The fine turns product safety into a platform-design problem. The Commission fined Temu after concluding that EU shoppers were very likely to encounter illegal products on the platform. Mystery shopping and independent testing found selected chargers that failed electrical safety tests and baby toys with medium-to-high risks, including excess chemicals or detachable parts. That makes this more than a bad-seller story. Regulators are treating marketplace exposure itself as a managed system.
Temu's risk assessment was too generic for Temu's own machine. The DSA requires Very Large Online Platforms to identify, analyse, and mitigate risks from their specific service. Temu crossed that status line after declaring more than 45 million EU monthly active users, and later showed roughly 92 million EU users. Brussels found that Temu leaned on general ecommerce risks instead of public reports, testing evidence, and platform-specific data. At that size, "we are like every other marketplace" is weak control design.
The sharpest finding sits inside discovery. The Commission said Temu did not properly assess how recommender systems and affiliated-influencer product-promotion programmes could amplify illegal-product risks. Product safety is no longer just listing moderation after upload. It is also ranking, recommendation, promotion, creator incentives, and the loops that decide what millions of shoppers actually see. A dangerous charger buried on page 80 is one problem. A dangerous charger recommended into a deal feed is another.
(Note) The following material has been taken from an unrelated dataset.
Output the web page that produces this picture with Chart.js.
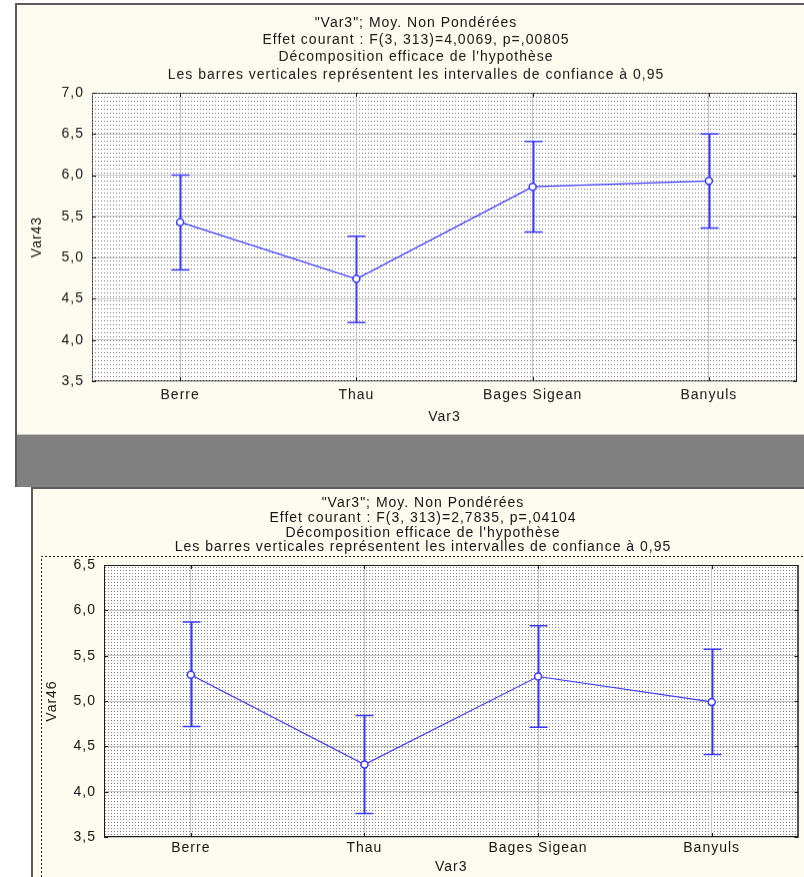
<!DOCTYPE html>
<html lang="fr">
<head>
<meta charset="UTF-8">
<title>Var43 / Var46 par Var3</title>
<script src="https://cdn.jsdelivr.net/npm/chart.js"></script>
<style>
  body { margin: 0; background: #fff; width: 804px; height: 877px; overflow: hidden; position: relative; }
  .win1 { position: absolute; left: 15px; top: 3px; width: 789px; height: 484px; background: #808080;
          border-left: 2px solid #5c5c5c; border-top: 2px solid #5c5c5c; box-sizing: border-box; }
  .win2 { position: absolute; left: 31px; top: 487px; width: 773px; height: 390px; background: #fdfaf0;
          border-left: 2px solid #5c5c5c; border-top: 2px solid #5c5c5c; box-sizing: border-box; }
  canvas { position: absolute; background: #fdfaf0; }
  #chartTop { left: 17px; top: 5px; border-bottom: 1px solid #c8c8c8; }
  #chartBottom { left: 33px; top: 489px; }
</style>
</head>
<body>

<div class="win1"></div>
<div class="win2"></div>
<canvas id="chartTop" width="787" height="430"></canvas>
<canvas id="chartBottom" width="771" height="388"></canvas>

<script>
const categories = ["Berre", "Thau", "Bages Sigean", "Banyuls"];

// Var43 : moyennes et intervalles de confiance à 0,95
const var43Mean  = [5.43, 4.74, 5.86, 5.93];
const var43Upper = [6.00, 5.26, 6.41, 6.50];
const var43Lower = [4.85, 4.21, 5.31, 5.36];

// Var46
const var46Mean  = [5.29, 4.30, 5.27, 4.99];
const var46Upper = [5.87, 4.84, 5.83, 5.57];
const var46Lower = [4.72, 3.76, 4.71, 4.41];

const var43Range = [3.5, 7.0];
const var46Range = [3.5, 6.5];
const tickStep = 0.5;

const titleTop = [
    '"Var3"; Moy. Non Pondérées',
    'Effet courant : F(3, 313)=4,0069, p=,00805',
    "Décomposition efficace de l'hypothèse",
    'Les barres verticales représentent les intervalles de confiance à 0,95'
];
const titleBottom = [
    '"Var3"; Moy. Non Pondérées',
    'Effet courant : F(3, 313)=2,7835, p=,04104',
    "Décomposition efficace de l'hypothèse",
    'Les barres verticales représentent les intervalles de confiance à 0,95'
];

const FONT = "'Liberation Sans', Arial, sans-serif";
const FONT_SIZE = 14;
const SPACING = "1px";
const INK = "#161616";
const BLUE = "#3a3aff";
Chart.defaults.font.family = FONT;
Chart.defaults.font.size = FONT_SIZE;
Chart.defaults.color = INK;

function dotPattern(w, h) {
    const c = document.createElement("canvas");
    c.width = w; c.height = h;
    const g = c.getContext("2d");
    g.fillStyle = "#ffffff";
    g.fillRect(0, 0, w, h);
    g.fillStyle = "#808080";
    g.fillRect(0, 0, 1, 1);
    return g.createPattern(c, "repeat");
}

// plot background, frame, ticks, error bars, titles
const statPlugin = {
    id: "statPlot",
    beforeUpdate(chart) { chart.ctx.letterSpacing = SPACING; },
    beforeDraw(chart, args, opts) {
        const ctx = chart.ctx;
        const a = chart.chartArea;
        ctx.letterSpacing = SPACING;
        ctx.save();
        ctx.fillStyle = dotPattern(opts.dotW, opts.dotH);
        ctx.fillRect(a.left, a.top, a.right - a.left, a.bottom - a.top);
        if (opts.outerBox) {
            ctx.strokeStyle = "#222";
            ctx.setLineDash([2, 2]);
            ctx.lineWidth = 1;
            ctx.beginPath();
            ctx.moveTo(opts.outerBox[0] + 0.5, chart.height);
            ctx.lineTo(opts.outerBox[0] + 0.5, opts.outerBox[1] + 0.5);
            ctx.lineTo(chart.width, opts.outerBox[1] + 0.5);
            ctx.stroke();
        }
        ctx.restore();
    },
    beforeDatasetsDraw(chart, args, opts) {
        const ctx = chart.ctx;
        const a = chart.chartArea;
        const x = chart.scales.x, y = chart.scales.y;
        ctx.save();
        // frame
        ctx.strokeStyle = "#1e1e1e";
        ctx.lineWidth = 1;
        ctx.setLineDash(opts.frameDash);
        ctx.strokeRect(a.left + 0.5, a.top + 0.5, a.right - a.left - 1, a.bottom - a.top - 1);
        ctx.setLineDash([]);
        ctx.beginPath();
        ctx.moveTo(a.right - 0.5, a.top);
        ctx.lineTo(a.right - 0.5, a.bottom);
        ctx.stroke();
        // inward ticks
        ctx.beginPath();
        y.ticks.forEach(t => {
            const py = Math.round(y.getPixelForValue(t.value)) + 0.5;
            ctx.moveTo(a.left, py); ctx.lineTo(a.left + 4, py);
            ctx.moveTo(a.right, py); ctx.lineTo(a.right - 4, py);
        });
        categories.forEach((c, i) => {
            const px = Math.round(x.getPixelForValue(i)) + 0.5;
            ctx.moveTo(px, a.top); ctx.lineTo(px, a.top + 4);
            ctx.moveTo(px, a.bottom); ctx.lineTo(px, a.bottom - 4);
        });
        ctx.stroke();
        // error bars
        ctx.strokeStyle = BLUE;
        opts.upper.forEach((u, i) => {
            const px = Math.round(x.getPixelForValue(i)) + 0.5;
            const pu = y.getPixelForValue(u);
            const pl = y.getPixelForValue(opts.lower[i]);
            ctx.lineWidth = 2;
            ctx.beginPath();
            ctx.moveTo(px, pu); ctx.lineTo(px, pl);
            ctx.stroke();
            ctx.lineWidth = 1.5;
            ctx.beginPath();
            ctx.moveTo(px - 9, pu); ctx.lineTo(px + 9, pu);
            ctx.moveTo(px - 9, pl); ctx.lineTo(px + 9, pl);
            ctx.stroke();
        });
        ctx.restore();
    },
    afterDraw(chart, args, opts) {
        const ctx = chart.ctx;
        ctx.save();
        ctx.fillStyle = INK;
        ctx.font = FONT_SIZE + "px " + FONT;
        ctx.letterSpacing = SPACING;
        ctx.textAlign = "center";
        ctx.textBaseline = "middle";
        opts.title.forEach((line, i) => {
            ctx.fillText(line, opts.titleX, opts.titleY + i * opts.titleGap);
        });
        ctx.restore();
    }
};

function makeChart(id, mean, upper, lower, range, yTitle, cfg) {
    return new Chart(document.getElementById(id), {
        type: "line",
        data: {
            labels: categories,
            datasets: [{
                data: mean,
                borderColor: BLUE,
                borderWidth: 1.2,
                pointRadius: 3.5,
                pointBorderWidth: 1.5,
                pointBackgroundColor: "#ffffff",
                pointBorderColor: BLUE,
                tension: 0
            }]
        },
        options: {
            responsive: false,
            animation: false,
            events: [],
            layout: { padding: { left: 0, top: cfg.top, right: cfg.right, bottom: 0 } },
            plugins: {
                legend: { display: false },
                tooltip: { enabled: false },
                statPlot: {
                    upper: upper, lower: lower, title: cfg.title,
                    titleX: cfg.titleX, titleY: cfg.titleY, titleGap: cfg.titleGap,
                    dotW: cfg.dotW, dotH: cfg.dotH, frameDash: cfg.frameDash,
                    outerBox: cfg.outerBox
                }
            },
            scales: {
                x: {
                    type: "category",
                    offset: true,
                    grid: { offset: false, color: "#c4c4c4", lineWidth: 1, drawTicks: false },
                    border: { display: false },
                    ticks: { padding: cfg.xPad, color: INK },
                    title: { display: true, text: "Var3", color: INK, padding: { top: 0, bottom: cfg.xTitlePad } },
                    afterFit(s) { s.height = cfg.xHeight; s.paddingLeft = 0; s.paddingRight = 0; }
                },
                y: {
                    min: range[0],
                    max: range[1],
                    grid: { color: "#c4c4c4", lineWidth: 1, drawTicks: false },
                    border: { display: false },
                    ticks: {
                        stepSize: tickStep,
                        padding: cfg.yPad,
                        color: INK,
                        callback: v => v.toFixed(1).replace(".", ",")
                    },
                    title: { display: true, text: yTitle, color: INK, padding: { top: cfg.yTitlePad, bottom: 0 } },
                    afterFit(s) { s.width = cfg.yWidth; s.paddingTop = 0; s.paddingBottom = 0; }
                }
            }
        },
        plugins: [statPlugin]
    });
}

makeChart("chartTop", var43Mean, var43Upper, var43Lower, var43Range, "Var43", {
    top: 88, right: 7, yWidth: 75, xHeight: 53, yPad: 8, xPad: 6,
    xTitlePad: 8, yTitlePad: 12,
    title: titleTop, titleX: 399, titleY: 18, titleGap: 17.3,
    dotW: 3, dotH: 4, frameDash: [2, 1], outerBox: null
});

makeChart("chartBottom", var46Mean, var46Upper, var46Lower, var46Range, "Var46", {
    top: 76, right: 5, yWidth: 71, xHeight: 40, yPad: 8, xPad: 3,
    xTitlePad: 1, yTitlePad: 11,
    title: titleBottom, titleX: 390, titleY: 14.5, titleGap: 14.7,
    dotW: 3, dotH: 3, frameDash: [], outerBox: [8, 67]
});
</script>

</body>
</html>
Temu disagrees, but the current-state argument cuts both ways. Temu says the fine is disproportionate and based on its first 2024 DSA risk assessment, not the current state of its systems. It also says it has strengthened risk assessment, platform governance, and user protection. Fair point: fast marketplaces change quickly. But that is the governance problem. If products, sellers, recommendations, and moderation move every quarter, the risk assessment cannot be a static annual PDF that arrives after the model has sprinted ahead.
The bill may not be the end of the case. Temu has until 2026-08-28 to submit an action plan under Article 75. The European Board for Digital Services gets one month to review it, and the Commission then gets another month to adopt a final decision and timeline. If Brussels is not satisfied, Temu can face periodic penalty payments. Other investigation strands remain open, including addictive design, illegal-product controls, recommender transparency, and researcher data access. This is a checkpoint, not a clean exit.
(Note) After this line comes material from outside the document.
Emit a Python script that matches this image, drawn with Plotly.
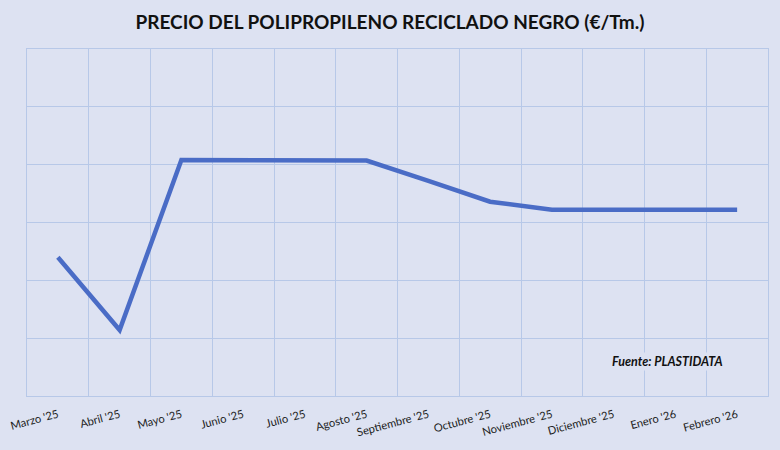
"""
Precio del polipropileno reciclado negro (€/Tm.) - marzo '25 a febrero '26.
"""

import plotly.graph_objects as go

MESES = ["Marzo '25", "Abril '25", "Mayo '25", "Junio '25", "Julio '25", "Agosto '25",
         "Septiembre '25", "Octubre '25", "Noviembre '25", "Diciembre '25",
         "Enero '26", "Febrero '26"]

# valores estimados a partir del gráfico (la escala no tiene etiquetas)
PRECIO = [840, 714, 1008, 1008, 1007, 1007, 972, 936, 922, 922, 922, 922]

BG = "#DDE2F2"
GRID = "#B7C8E8"

fig = go.Figure()

fig.add_trace(go.Scatter(
    x=MESES,
    y=PRECIO,
    mode="lines",
    line=dict(color="#4A6CC6", width=4.5),
    showlegend=False,
))

fig.add_annotation(
    x=0.865, y=0.1, xref="paper", yref="paper",
    xanchor="center", yanchor="middle",
    text="<b><i>Fuente: PLASTIDATA</i></b>",
    showarrow=False,
    font=dict(family="Lato", size=12.5, color="#111111"),
    bgcolor=BG,
)

fig.update_layout(
    title=dict(
        text="<b>PRECIO DEL POLIPROPILENO RECICLADO NEGRO (€/Tm.)</b>",
        x=0.5, xanchor="center", y=0.95, yanchor="middle",
        font=dict(family="Lato", size=19, color="#111111"),
    ),
    width=780,
    height=450,
    paper_bgcolor=BG,
    plot_bgcolor=BG,
    margin=dict(l=27, r=12, t=49, b=54),
    xaxis=dict(
        type="category",
        range=[-0.5, len(MESES) - 0.5],
        tickson="boundaries",
        showgrid=True,
        gridcolor=GRID,
        gridwidth=1,
        ticks="",
        tickangle=-15,
        ticklabelstandoff=7,
        tickfont=dict(family="Lato", size=11.2, color="#222222"),
        showline=True,
        linecolor=GRID,
        mirror=True,
        zeroline=False,
        automargin=False,
    ),
    yaxis=dict(
        range=[600, 1200],
        dtick=100,
        showgrid=True,
        gridcolor=GRID,
        gridwidth=1,
        showticklabels=False,
        zeroline=False,
        showline=True,
        linecolor=GRID,
        mirror=True,
        automargin=False,
    ),
)

fig.write_html("out.html", config={"displayModeBar": False},
               post_script="document.body.style.margin='0';")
Why it matters: Temu built one of the fastest cross-border shopping machines by making low prices feel endless and instant. The DSA is putting a cost meter on that machine. Cheap discovery, seller abundance, influencer promotion, and algorithmic feeds all become compliance surfaces when unsafe products can scale through them. For marketplaces, the lesson is blunt: the operating system now includes safety evidence, risk controls, and regulator-readable governance. Growth still wants speed. Europe is charging for brakes.